## Begin INFORMATION PROVIDED

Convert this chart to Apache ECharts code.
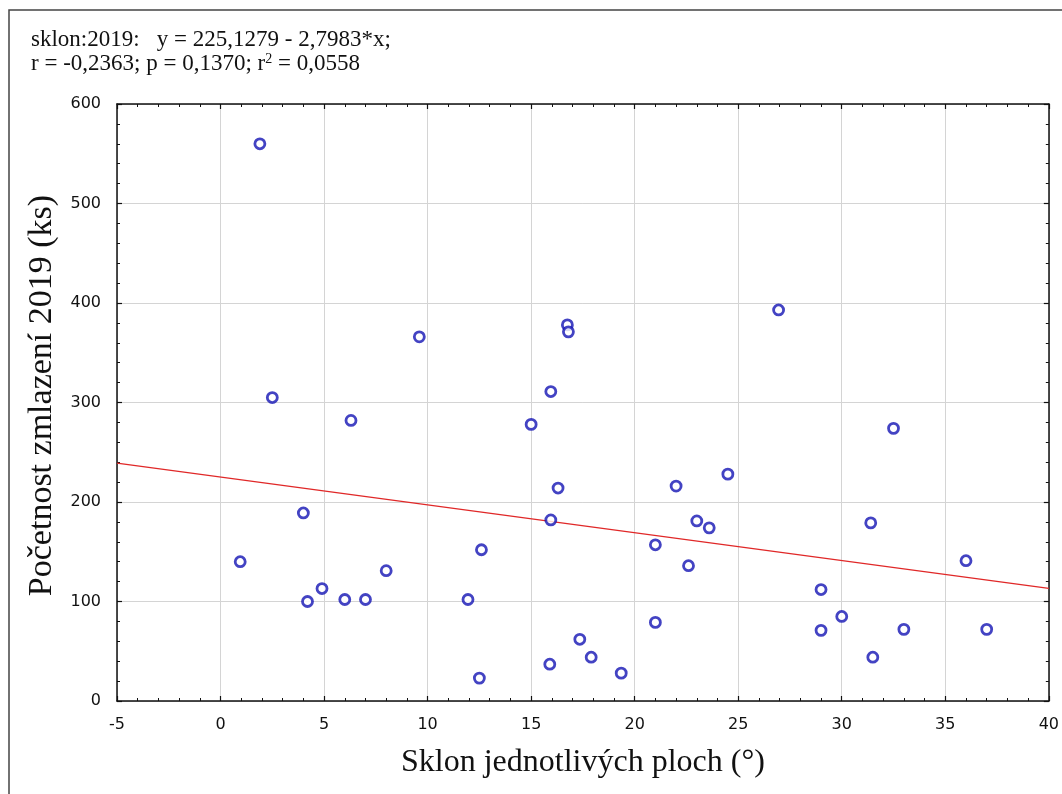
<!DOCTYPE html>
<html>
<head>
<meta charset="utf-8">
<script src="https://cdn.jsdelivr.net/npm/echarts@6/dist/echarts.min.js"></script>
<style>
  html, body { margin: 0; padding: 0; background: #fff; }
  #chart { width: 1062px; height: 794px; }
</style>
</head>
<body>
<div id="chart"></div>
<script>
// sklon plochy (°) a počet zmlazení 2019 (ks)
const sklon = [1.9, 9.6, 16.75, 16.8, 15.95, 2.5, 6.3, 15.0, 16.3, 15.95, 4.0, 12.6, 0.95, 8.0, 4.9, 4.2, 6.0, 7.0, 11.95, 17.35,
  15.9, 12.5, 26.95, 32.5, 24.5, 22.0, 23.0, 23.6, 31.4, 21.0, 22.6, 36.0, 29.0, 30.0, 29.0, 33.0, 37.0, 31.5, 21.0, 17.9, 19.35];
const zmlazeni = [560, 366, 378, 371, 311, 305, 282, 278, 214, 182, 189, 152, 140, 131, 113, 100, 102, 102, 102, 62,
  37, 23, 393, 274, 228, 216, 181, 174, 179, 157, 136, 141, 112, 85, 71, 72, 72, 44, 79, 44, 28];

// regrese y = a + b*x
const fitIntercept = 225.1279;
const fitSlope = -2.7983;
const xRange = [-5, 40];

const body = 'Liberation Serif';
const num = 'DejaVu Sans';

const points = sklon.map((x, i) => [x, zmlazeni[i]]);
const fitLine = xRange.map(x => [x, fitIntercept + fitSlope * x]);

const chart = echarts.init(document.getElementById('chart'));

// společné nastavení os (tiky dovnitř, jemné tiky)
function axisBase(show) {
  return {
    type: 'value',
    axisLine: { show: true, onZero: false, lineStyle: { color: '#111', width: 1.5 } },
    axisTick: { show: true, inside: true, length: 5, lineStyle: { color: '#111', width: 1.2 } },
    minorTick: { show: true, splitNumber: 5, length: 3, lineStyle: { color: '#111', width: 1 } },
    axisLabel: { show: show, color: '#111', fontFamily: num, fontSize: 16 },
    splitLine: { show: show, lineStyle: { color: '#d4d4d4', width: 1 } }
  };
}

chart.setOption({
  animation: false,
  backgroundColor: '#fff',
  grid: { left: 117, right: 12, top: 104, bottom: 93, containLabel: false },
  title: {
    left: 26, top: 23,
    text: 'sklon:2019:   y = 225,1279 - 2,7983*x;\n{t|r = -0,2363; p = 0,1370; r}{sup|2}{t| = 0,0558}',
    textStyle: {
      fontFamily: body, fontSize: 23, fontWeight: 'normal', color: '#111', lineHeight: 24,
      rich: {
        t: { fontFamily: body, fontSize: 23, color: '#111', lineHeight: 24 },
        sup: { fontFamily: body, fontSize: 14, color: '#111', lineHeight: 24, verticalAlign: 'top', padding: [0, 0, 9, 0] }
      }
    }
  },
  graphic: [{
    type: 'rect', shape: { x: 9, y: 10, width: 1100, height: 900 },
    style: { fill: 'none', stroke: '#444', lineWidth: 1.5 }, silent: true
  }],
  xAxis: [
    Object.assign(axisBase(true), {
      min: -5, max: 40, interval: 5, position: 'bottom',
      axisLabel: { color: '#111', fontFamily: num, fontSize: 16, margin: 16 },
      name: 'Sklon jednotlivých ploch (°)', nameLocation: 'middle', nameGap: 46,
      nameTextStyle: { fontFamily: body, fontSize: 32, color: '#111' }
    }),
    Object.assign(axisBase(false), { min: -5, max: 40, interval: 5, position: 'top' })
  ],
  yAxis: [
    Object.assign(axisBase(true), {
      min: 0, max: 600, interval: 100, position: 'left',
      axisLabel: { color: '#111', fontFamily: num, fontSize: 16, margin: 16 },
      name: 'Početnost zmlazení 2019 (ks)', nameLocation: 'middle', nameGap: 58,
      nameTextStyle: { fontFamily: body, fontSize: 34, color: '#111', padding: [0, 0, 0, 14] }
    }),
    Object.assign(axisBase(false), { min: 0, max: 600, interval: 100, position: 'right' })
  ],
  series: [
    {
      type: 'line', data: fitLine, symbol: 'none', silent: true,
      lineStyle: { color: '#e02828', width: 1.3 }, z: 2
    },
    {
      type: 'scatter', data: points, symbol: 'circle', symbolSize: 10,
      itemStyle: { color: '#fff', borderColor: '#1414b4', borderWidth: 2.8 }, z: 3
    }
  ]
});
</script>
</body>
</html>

## End INFORMATION PROVIDED

REQUIRED WORK -> Restate the whole listing above exactly, please, omitting every image.

RIGHT ANSWER ->
Convert this chart to Apache ECharts code.
<!DOCTYPE html>
<html>
<head>
<meta charset="utf-8">
<script src="https://cdn.jsdelivr.net/npm/echarts@6/dist/echarts.min.js"></script>
<style>
  html, body { margin: 0; padding: 0; background: #fff; }
  #chart { width: 1062px; height: 794px; }
</style>
</head>
<body>
<div id="chart"></div>
<script>
// sklon plochy (°) a počet zmlazení 2019 (ks)
const sklon = [1.9, 9.6, 16.75, 16.8, 15.95, 2.5, 6.3, 15.0, 16.3, 15.95, 4.0, 12.6, 0.95, 8.0, 4.9, 4.2, 6.0, 7.0, 11.95, 17.35,
  15.9, 12.5, 26.95, 32.5, 24.5, 22.0, 23.0, 23.6, 31.4, 21.0, 22.6, 36.0, 29.0, 30.0, 29.0, 33.0, 37.0, 31.5, 21.0, 17.9, 19.35];
const zmlazeni = [560, 366, 378, 371, 311, 305, 282, 278, 214, 182, 189, 152, 140, 131, 113, 100, 102, 102, 102, 62,
  37, 23, 393, 274, 228, 216, 181, 174, 179, 157, 136, 141, 112, 85, 71, 72, 72, 44, 79, 44, 28];

// regrese y = a + b*x
const fitIntercept = 225.1279;
const fitSlope = -2.7983;
const xRange = [-5, 40];

const body = 'Liberation Serif';
const num = 'DejaVu Sans';

const points = sklon.map((x, i) => [x, zmlazeni[i]]);
const fitLine = xRange.map(x => [x, fitIntercept + fitSlope * x]);

const chart = echarts.init(document.getElementById('chart'));

// společné nastavení os (tiky dovnitř, jemné tiky)
function axisBase(show) {
  return {
    type: 'value',
    axisLine: { show: true, onZero: false, lineStyle: { color: '#111', width: 1.5 } },
    axisTick: { show: true, inside: true, length: 5, lineStyle: { color: '#111', width: 1.2 } },
    minorTick: { show: true, splitNumber: 5, length: 3, lineStyle: { color: '#111', width: 1 } },
    axisLabel: { show: show, color: '#111', fontFamily: num, fontSize: 16 },
    splitLine: { show: show, lineStyle: { color: '#d4d4d4', width: 1 } }
  };
}

chart.setOption({
  animation: false,
  backgroundColor: '#fff',
  grid: { left: 117, right: 12, top: 104, bottom: 93, containLabel: false },
  title: {
    left: 26, top: 23,
    text: 'sklon:2019:   y = 225,1279 - 2,7983*x;\n{t|r = -0,2363; p = 0,1370; r}{sup|2}{t| = 0,0558}',
    textStyle: {
      fontFamily: body, fontSize: 23, fontWeight: 'normal', color: '#111', lineHeight: 24,
      rich: {
        t: { fontFamily: body, fontSize: 23, color: '#111', lineHeight: 24 },
        sup: { fontFamily: body, fontSize: 14, color: '#111', lineHeight: 24, verticalAlign: 'top', padding: [0, 0, 9, 0] }
      }
    }
  },
  graphic: [{
    type: 'rect', shape: { x: 9, y: 10, width: 1100, height: 900 },
    style: { fill: 'none', stroke: '#444', lineWidth: 1.5 }, silent: true
  }],
  xAxis: [
    Object.assign(axisBase(true), {
      min: -5, max: 40, interval: 5, position: 'bottom',
      axisLabel: { color: '#111', fontFamily: num, fontSize: 16, margin: 16 },
      name: 'Sklon jednotlivých ploch (°)', nameLocation: 'middle', nameGap: 46,
      nameTextStyle: { fontFamily: body, fontSize: 32, color: '#111' }
    }),
    Object.assign(axisBase(false), { min: -5, max: 40, interval: 5, position: 'top' })
  ],
  yAxis: [
    Object.assign(axisBase(true), {
      min: 0, max: 600, interval: 100, position: 'left',
      axisLabel: { color: '#111', fontFamily: num, fontSize: 16, margin: 16 },
      name: 'Početnost zmlazení 2019 (ks)', nameLocation: 'middle', nameGap: 58,
      nameTextStyle: { fontFamily: body, fontSize: 34, color: '#111', padding: [0, 0, 0, 14] }
    }),
    Object.assign(axisBase(false), { min: 0, max: 600, interval: 100, position: 'right' })
  ],
  series: [
    {
      type: 'line', data: fitLine, symbol: 'none', silent: true,
      lineStyle: { color: '#e02828', width: 1.3 }, z: 2
    },
    {
      type: 'scatter', data: points, symbol: 'circle', symbolSize: 10,
      itemStyle: { color: '#fff', borderColor: '#1414b4', borderWidth: 2.8 }, z: 3
    }
  ]
});
</script>
</body>
</html>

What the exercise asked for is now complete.